**To do:**
In the data below, find every line with the string "this" and pull it out.

**Data block:**
-----

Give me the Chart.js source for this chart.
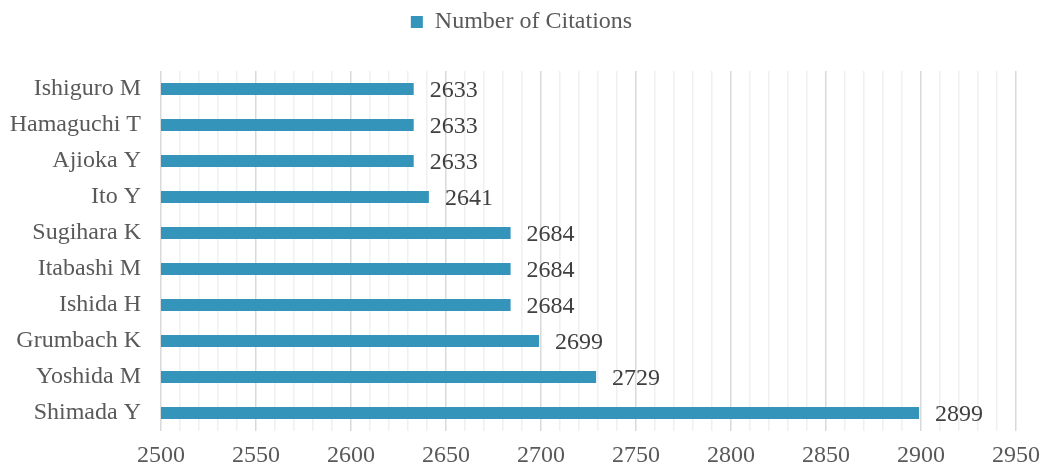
<!DOCTYPE html>
<html>
<head>
<meta charset="utf-8">
<script src="https://cdn.jsdelivr.net/npm/chart.js@4/dist/chart.umd.min.js"></script>
<style>
  html, body { margin: 0; padding: 0; background: #fff; }
  #wrap { width: 1043px; height: 469px; }
</style>
</head>
<body>
<div id="wrap"><canvas id="citeChart"></canvas></div>
<script>
const authors = ['Ishiguro M', 'Hamaguchi T', 'Ajioka Y', 'Ito Y', 'Sugihara K',
  'Itabashi M', 'Ishida H', 'Grumbach K', 'Yoshida M', 'Shimada Y'];
const citations = [2633, 2633, 2633, 2641, 2684, 2684, 2684, 2699, 2729, 2899];
const xMin = 2500;
const xMax = 2950;

const serif = '"Liberation Serif", "Times New Roman", serif';

// value text to the right of each bar
const barLabels = {
    id: 'barLabels',
    afterDatasetsDraw(chart) {
        const ctx = chart.ctx;
        const meta = chart.getDatasetMeta(0);
        ctx.save();
        ctx.font = '24px ' + serif;
        ctx.fillStyle = '#404040';
        ctx.textAlign = 'left';
        ctx.textBaseline = 'middle';
        meta.data.forEach((bar, i) => {
            ctx.fillText(String(chart.data.datasets[0].data[i]), bar.x + 16, bar.y + 2);
        });
        ctx.restore();
    }
};

// extra space under the legend
const legendGap = {
    id: 'legendGap',
    beforeInit(chart) {
        const fit = chart.legend.fit;
        chart.legend.fit = function () {
            fit.bind(chart.legend)();
            this.height += 27;
        };
    }
};

const ctx = document.getElementById('citeChart').getContext('2d');
new Chart(ctx, {
    type: 'bar',
    data: {
        labels: authors,
        datasets: [{
            label: 'Number of Citations',
            data: citations,
            backgroundColor: '#3494ba',
            borderWidth: 0,
            barPercentage: 0.34,
            categoryPercentage: 1.0
        }]
    },
    options: {
        indexAxis: 'y',
        responsive: true,
        maintainAspectRatio: false,
        animation: false,
        layout: { padding: { top: 2, right: 0, bottom: 0, left: 0 } },
        plugins: {
            legend: {
                position: 'top',
                labels: {
                    boxWidth: 12,
                    boxHeight: 12,
                    padding: 8,
                    color: '#595959',
                    font: { family: serif, size: 24 }
                }
            },
            tooltip: { enabled: false }
        },
        scales: {
            x: {
                min: xMin,
                max: xMax,
                afterFit: (s) => { s.height = 38; s.paddingRight = 27; },
                ticks: {
                    stepSize: 10,
                    autoSkip: false,
                    maxRotation: 0,
                    padding: 10,
                    color: '#595959',
                    font: { family: serif, size: 24 },
                    callback: (v) => (v % 50 === 0 ? String(v) : '')
                },
                grid: {
                    drawTicks: false,
                    color: (c) => (c.tick && c.tick.value % 50 === 0 ? '#d9d9d9' : '#f0f0f0'),
                    lineWidth: 1.5
                },
                border: { display: false }
            },
            y: {
                afterFit: (s) => { s.width = 161; },
                ticks: {
                    padding: 20,
                    color: '#595959',
                    font: { family: serif, size: 24 }
                },
                grid: { display: false, drawTicks: false },
                border: { display: false }
            }
        }
    },
    plugins: [barLabels, legendGap]
});
</script>
</body>
</html>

-----

**Output:**
Give me the Chart.js source for this chart.
            this.height += 27;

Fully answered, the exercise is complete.